A large steamer, attempting to run in this afternoon, run on the shoals and will probably prove a wreck. As she came in sight and attempted the passage of the inlet, we watched her with breathless anxiety, until she seemed to have passed her greatest danger and all were hopefully looking for her safe arrival, when suddenly she struck the shoal and turned broadside toward us, the sea breaking over her. A shudder ran through the crowd and disappointment was on every countenance. Tugs were immediately dispatched to her assistance, but returned unable to render her any. Capt. Clark thinks if she does not break up during the night, and the wind lulls, that perhaps in the morning she can be got off, or at least those on board of her can. It is not known whether she contains troops or stores. If she should go to pieces during the night, God help those on board of her, as there is no one here that can.

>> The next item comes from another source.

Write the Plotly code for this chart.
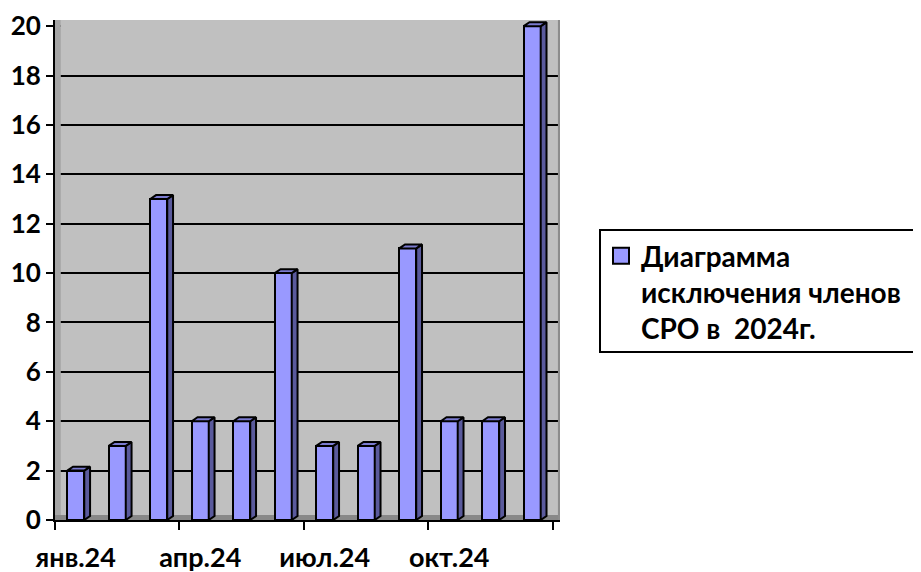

Jan. 12. The big expedition, with colors flying and bands playing, sailed this afternoon, leading seaward. No one on board will know our destination until we round Cape Henry, when the seals are to bee broken. A little before night we passed Cape Henry and headed south. We are now fairly at sea; the wind is blowing hard and the schooners are going past us as though we were anchored. Night has settled down on us and darkness covers the face of the deep. There is nothing more to be seen, we are now the creatures of chance, with the chances against us, and we must learn to adapt ourselves to the circumstances by which we are surrounded. Acting on this philosophy, we will lie down on our hard bunks and listen to the splashing of the water against the sides of our boat.